Registration of Incentive Shares Issued by Private Companies Now Possible

Under Circular 37, if a private SPV offers its own equity or options as incentive to the directors, supervisors, senior officers or employees of the domestic entity under its direct or indirect control, the relevant individuals may apply for foreign exchange registration before exercising their options. Prior to Circular 37, foreign exchange registration could only be made for exercising equity incentives granted by public companies in accordance with SAFE Circular 7, which is a separate set of foreign exchange rules . Circular 37 requires evidence of a legal employment or labor relationship in order to carry out foreign exchange registration with respect to option exercise. It is unclear whether advisors or consultants of domestic entities will be able to file applications for foreign exchange registration for their shares or options received under an equity incentive scheme of a private SPV.

Outbound Funds Flow Now Expressly Allowed

Under Circular 37, domestic residents may, based on actual and reasonable needs, purchase and remit foreign exchange out of China to establish an SPV, repurchase or delist shares of an SPV. In addition, domestic entities[2] under direct or indirect control of a domestic resident may, based on actual and reasonable needs, finance their registered SPVs. Although the implementing rules for these outbound fund flows have yet to be issued, these are very significant and positive developments as they indicate that the PRC government is becoming increasingly flexible in allowing outbound fund flows by domestic institutions and resident individuals.

New Timeline for Foreign Exchange Registrations

Circular 37 sets forth a new timeline for foreign exchange registrations:

Initial SAFE Registration

Prior to Circular 37, domestic residents could form an SPV first and then apply for initial SAFE registration provided that there was no offshore financing, shareholding changes at the SPV level or return investment prior to completion of the foreign exchange registration. Circular 37 provides that domestic residents can form a SPV first but shall not make any capital contribution before completing the initial foreign exchange registration, with the exception of paying registration fees for the SPV formation. Under Circular 37, domestic residents are no longer required to submit business plans for their initial SAFE registration.

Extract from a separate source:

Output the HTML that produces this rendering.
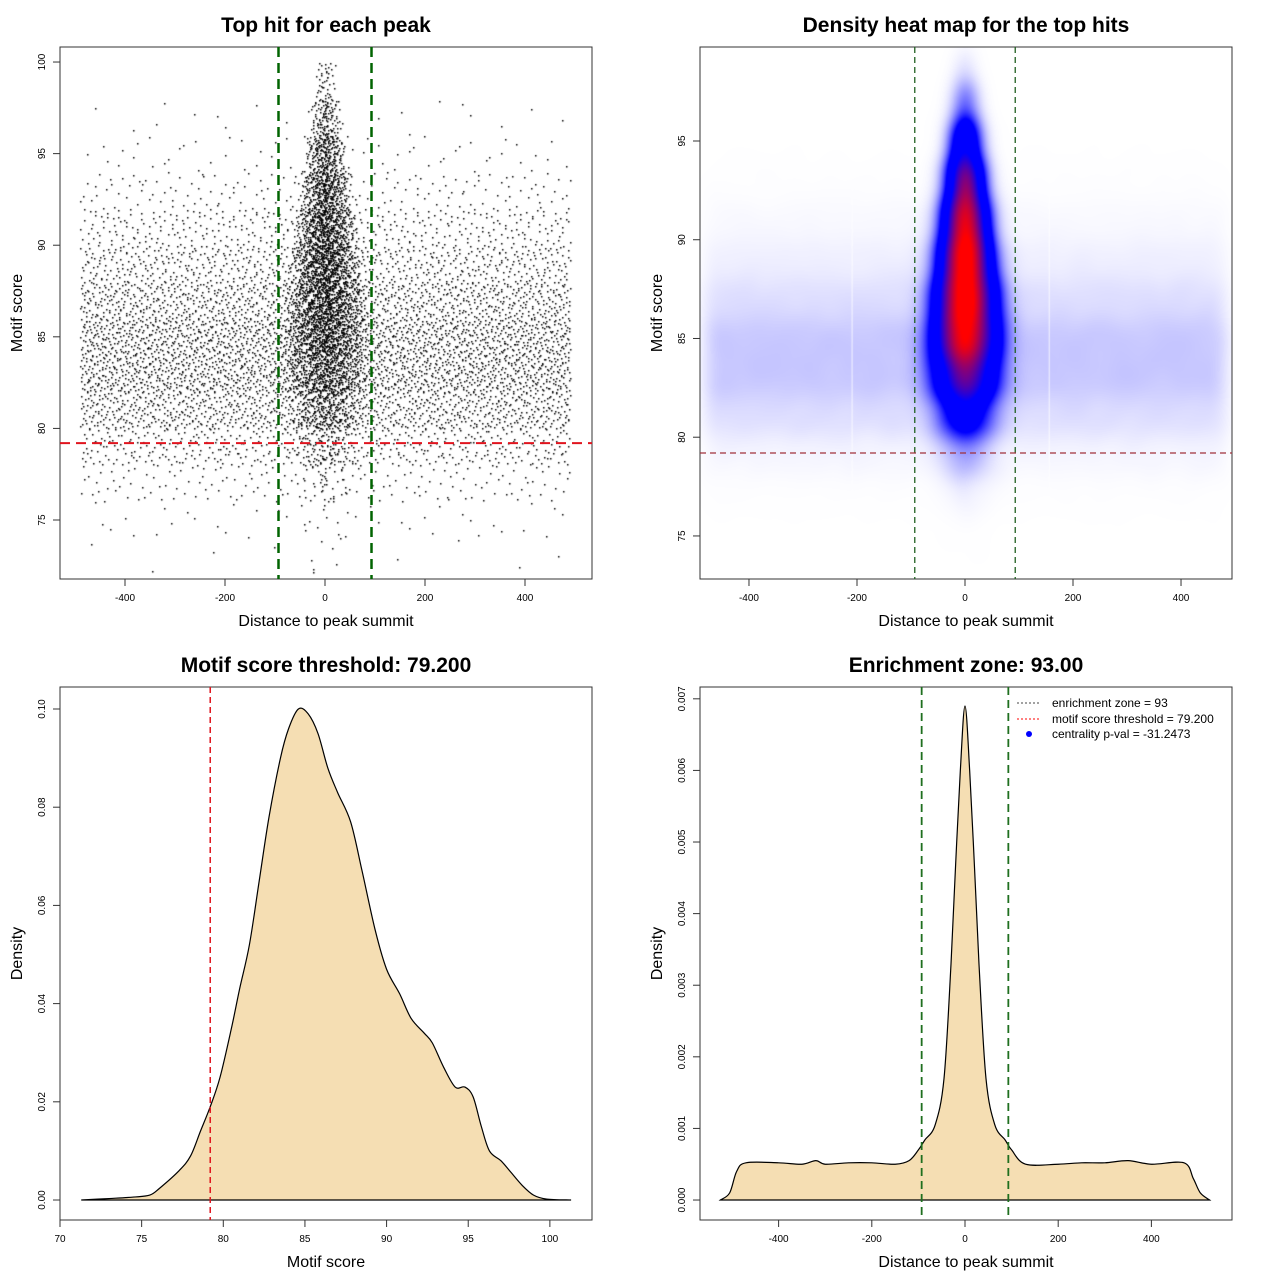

Furthermore, pursuant to Circular 37, a domestic resident only needs to register the first level of SPV owned or controlled by it, instead of registering all SPVs it owns or controls (as required in the past under Circular 75 and its implementing rules). In a typical red-chip structure used by domestic residents in offshore investing or financing, there are multiple levels of offshore SPVs, including BVI , Cayman Islands and Hong Kong companies; exit transactions can occur at any level. While this simplification is very encouraging and will minimize foreign exchange registration requirements for domestic residents, it remains uncertain as to how SAFE will implement this in practice.[3]

Amended SAFE Registration

Circular 75 had imposed a 30-day deadline to apply for amended SAFE registration when required for making significant changes at the SPV level (including long-term equity or debt investment by the SPV and provision of guarantee by the SPV). Circular 37 only requires that the domestic resident file for amended SAFE registration in a timely manner following a significant change, such as change of domestic resident (including name change), change of operation term of the SPV, share swap, merger and acquisition or spin-off of the SPV, or ownership increase or decrease or share transfer by the related domestic residents. SAFE has not imposed a hard deadline for such amendments, but stipulates that they must be completed in a timely manner prior to the SPV’s next cross-border capital transaction, which includes cross-border remittance of dividends and other distributions. Circular 37 no longer require amended SAFE registration for long-term equity or debt investment by SPVs or provision of guarantee by SPVs.

No Mandatory Requirement for Repatriation of Profits Onshore

Circular 75 had required the repatriation into China of all profits, dividends and proceeds arising from disposal of interest in the SPV within 180 days of the receipt of such profits, dividends or proceeds. Circular 37 does not have this mandatory repatriation requirement.

Specified Penalties for Violations

Differing from Circular 75, Circular 37 sets out specific penalties for various violations. For example:

  • If any domestic resident or any domestic entity under its direct or indirect control remits capital to a SPV through fictitious or fabricated transactions, SAFE may order such domestic resident or domestic entity to return the capital to China within a specified time and may impose a fine of up to an amount equal to the amount remitted to the SPV. Criminal liability may be imposed if the related violation is severe.

  • If any domestic resident fails to complete foreign exchange registration, misrepresents the de facto controller of the return investment enterprise, or makes a false statements, such domestic resident will be subject to a fine of up to RMB300,000 (for domestic institutions) or RMB50,000 (for domestic individuals). In addition, to the extent that any capital inflow or outflow resulted from such irregularities, SAFE may order rectification of such misconduct (including the return of such amount to China if there is a capital outflow) or impose a fine up to an amount equal to the amount of capital inflow or outflow. In the event of a capital outflow, criminal liability may be imposed if the related violation is severe.

[1] “Return Investment by Non-SPV” means return investments made by offshore special purpose vehicles formed or controlled by domestic residents that do not meet the definition of SPV under Circular 75, which include the greenfield type of return investments mentioned above.

[2] Circular 37 does not offer an explicit definition for “domestic entity”. It is unclear whether such “domestic entity” only refers to the wholly-owned foreign entity of the related SPV, or if it also includes affiliated domestic entities such as variable interest entities controlled by the SPV through contractual arrangement.

[3] If the special purposes vehicles below the first-level SPV are not registered with SAFE, the PRC government would have less means to track and monitor them for tax collection and other purposes. It would seem unlikely that the PRC government would give up its jurisdiction for the special purposes vehicles below the first-level SPV.